A: I don't. Because I think sequels, remakes, adaptations, reboots—they can all be brilliantly executed. In many ways, most of the stories that are told in our media, in our reboots of things, are essential stories that have been told for the entirety of human history. Georges Polti says there are 36 dramatic situations. You know, The Lion King is just Hamlet. A lot of these things are just reduxes of things that have been done before, just with new avatars.
Personally, I'm very much omnivorous in my cultural consumption. I'll be there for Black Panther 2 the weekend it comes out, and I'll probably beg for premiere tickets. But I'll also be there for the next Michael Haneke movie. And I expect greatness of both. So I actually think that the conflict comes when it's very difficult to put a Michael Haneke movie into a movie theatre because every theatre is playing Black Panther 2, and I think that's more of a business issue than it is necessarily a cultural issue. It doesn't mean that there shouldn't be movies like Black Panther 2, just like it doesn't mean there shouldn't be like Michael Haneke's next films.
LX: Do you have a favorite movie?
FL: Being There, Dr. Strangelove, Do the Right Thing, City of God. I'd probably put Parasite into that Top 10 list right now, which is just unbelievably good if you haven't seen it yet, I encourage everyone to go see it.
Did you notice my hypeman thing coming up again? But I do strongly recommend it.
LX: Do you have any advice for any young Advocate kids aspiring to go into production or screenwriting or Hollywood?
FL: The thing about working in Hollywood, as opposed to what a lot of your peers will do when they leave Harvard, is that there's not a clear path. The early rungs of that path are not terribly well compensated. So my advice first and foremost: be sure it's something that you want to do because you will endure, not actual slings and arrows, but they'll feel like it at the time.
Figure out what it is you love about this thing. Do you love horror movies? Do you love musicals? Do you love writing? Do you love directing? Do you love producing? Do you love being a critic? Go all in on that thing, and try to find your community of people who share that worldview, that interest with you.

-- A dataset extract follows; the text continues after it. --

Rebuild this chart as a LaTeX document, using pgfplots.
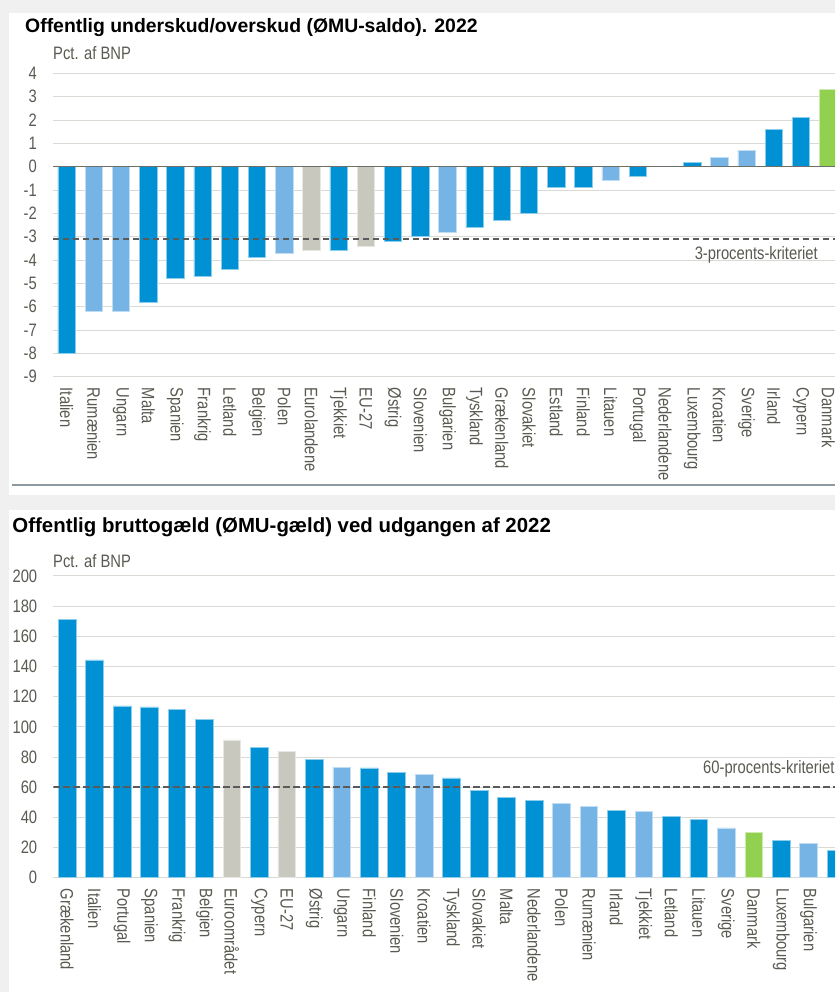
\documentclass[border=0pt]{standalone}
\usepackage{pgfplots}
\pgfplotsset{compat=1.18}
\usepackage{fontspec}
\setmainfont{Liberation Sans}
\newfontfamily\narrow[FakeStretch=0.82]{Liberation Sans}
\definecolor{bg}{RGB}{240,240,240}
\definecolor{cD}{RGB}{0,144,212}
\definecolor{cL}{RGB}{117,180,228}
\definecolor{cG}{RGB}{200,200,190}
\definecolor{cN}{RGB}{146,208,80}
\definecolor{txt}{RGB}{90,90,82}
\definecolor{gridc}{RGB}{218,218,212}
\definecolor{rulec}{RGB}{140,154,160}
\definecolor{dashc}{RGB}{90,90,90}
\definecolor{zeroc}{RGB}{110,110,104}
\newcommand\lab{\narrow\fontsize{18}{18}\selectfont}

\pgfplotsset{
  base/.style={
    scale only axis, enlargelimits=false,
    axis line style={draw=none}, major tick length=0pt,
    ymajorgrids, grid style={gridc, line width=1pt},
    tick label style={font=\lab, text=txt},
    /pgf/number format/assume math mode=true,
    yticklabel style={inner sep=0pt, anchor=east},
    yticklabel shift=16pt,
    xticklabel style={inner sep=0pt, rotate=-90, anchor=west},
    xticklabel shift=11pt,
    anchor=south west,
  },
  bars/.style={ybar, bar shift=0pt, fill=#1, draw=#1!45!white, line width=0.7pt},
}

\begin{document}
\begin{tikzpicture}
\fill[bg] (0pt,0pt) rectangle (835pt,992pt);
\fill[white] (9pt,497pt) rectangle (835pt,979pt);
\fill[white] (9pt,0pt) rectangle (835pt,482pt);
\fill[rulec] (12pt,506pt) rectangle (835pt,508pt);

\node[anchor=base west, inner sep=0pt, font=\bfseries\fontsize{19.4}{19.4}\selectfont] at (25pt,959.7pt) {Offentlig underskud/overskud (ØMU-saldo). 2022};
\node[anchor=base west, inner sep=0pt, text=txt, font=\lab] at (53pt,932.7pt) {Pct. af BNP};

\begin{axis}[base, at={(53pt,615.3pt)}, width=782pt, height=303.3pt,
  xmin=-0.5, xmax=28.25, ymin=-9, ymax=4, ytick={-9,...,4},
  xtick={0,...,28}, bar width=17.5pt,
  xticklabels={Italien,Rumænien,Ungarn,Malta,Spanien,Frankrig,Letland,Belgien,Polen,Eurolandene,Tjekkiet,EU-27,Østrig,Slovenien,Bulgarien,Tyskland,Grækenland,Slovakiet,Estland,Finland,Litauen,Portugal,Nederlandene,Luxembourg,Kroatien,Sverige,Irland,Cypern,Danmark},
]
\addplot[bars=cD] coordinates {
(0,-8.0) (3,-5.8) (4,-4.8) (5,-4.7) (6,-4.4) (7,-3.9) (10,-3.6) (12,-3.2) (13,-3.0)
(15,-2.6) (16,-2.3) (17,-2.0) (18,-0.9) (19,-0.9) (21,-0.4) (22,0.0) (23,0.2) (26,1.6) (27,2.1)};
\addplot[bars=cL] coordinates {
(1,-6.2) (2,-6.2) (8,-3.7) (14,-2.8) (20,-0.6) (24,0.4) (25,0.7)};
\addplot[bars=cG] coordinates {
(9,-3.6) (11,-3.4)};
\addplot[bars=cN] coordinates {
(28,3.3)};
\addplot[zeroc, line width=1pt] coordinates {(-0.5,0) (28.25,0)};
\addplot[dashc, line width=1.4pt, dash pattern=on 6pt off 4pt] coordinates {(-0.5,-3.1) (28.25,-3.1)};
\end{axis}
\node[anchor=base east, inner sep=0pt, text=txt, font=\lab] at (818pt,732.7pt) {3-procents-kriteriet};

\node[anchor=base west, inner sep=0pt, font=\bfseries\fontsize{20.4}{20.4}\selectfont] at (12.3pt,459.3pt) {Offentlig bruttogæld (ØMU-gæld) ved udgangen af 2022};
\node[anchor=base west, inner sep=0pt, text=txt, font=\lab] at (53pt,424pt) {Pct. af BNP};

\begin{axis}[base, at={(53.4pt,114.3pt)}, width=781.6pt, height=301.7pt,
  xmin=-0.5, xmax=27.96, ymin=0, ymax=200, ytick={0,20,...,200},
  xtick={0,...,28}, bar width=17.7pt,
  xticklabels={Grækenland,Italien,Portugal,Spanien,Frankrig,Belgien,Euroområdet,Cypern,EU-27,Østrig,Ungarn,Finland,Slovenien,Kroatien,Tyskland,Slovakiet,Malta,Nederlandene,Polen,Rumænien,Irland,Tjekkiet,Letland,Litauen,Sverige,Danmark,Luxembourg,Bulgarien,Estland},
]
\addplot[bars=cD] coordinates {
(0,171.3) (1,144.4) (2,113.9) (3,113.2) (4,111.6) (5,105.1) (7,86.5) (9,78.4) (11,72.8) (12,69.9)
(14,66.1) (15,57.8) (16,53.4) (17,51.0) (20,44.6) (22,40.8) (23,38.4) (26,24.6) (28,18.0)};
\addplot[bars=cL] coordinates {
(10,73.3) (13,68.4) (18,49.0) (19,47.2) (21,44.1) (24,33.0) (27,22.9)};
\addplot[bars=cG] coordinates {
(6,91.3) (8,83.7)};
\addplot[bars=cN] coordinates {
(25,29.8)};
\addplot[dashc, line width=1.5pt, dash pattern=on 6.5pt off 3.5pt] coordinates {(-0.5,60) (27.96,60)};
\end{axis}
\begin{scope}
\clip (0pt,0pt) rectangle (835pt,992pt);
\node[anchor=base west, inner sep=0pt, text=txt, font=\lab] at (703pt,218.7pt) {60-procents-kriteriet};
\end{scope}
\pgfresetboundingbox
\path[use as bounding box] (0pt,0pt) rectangle (835pt,992pt);
\end{tikzpicture}
\end{document}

I think that there's a tendency coming from Harvard, getting into Harvard, trying to be the best, and be all things to all people. I think that the best advice one could ever have, presuming any artistic career as a profession, is that your most valuable thing you're always gonna have is knowledge of your own mind, and knowledge of who you are, and the ability to be yourself and be really good at being yourself in whatever sort of cultural space that you're in. And then, you know, work your ass off.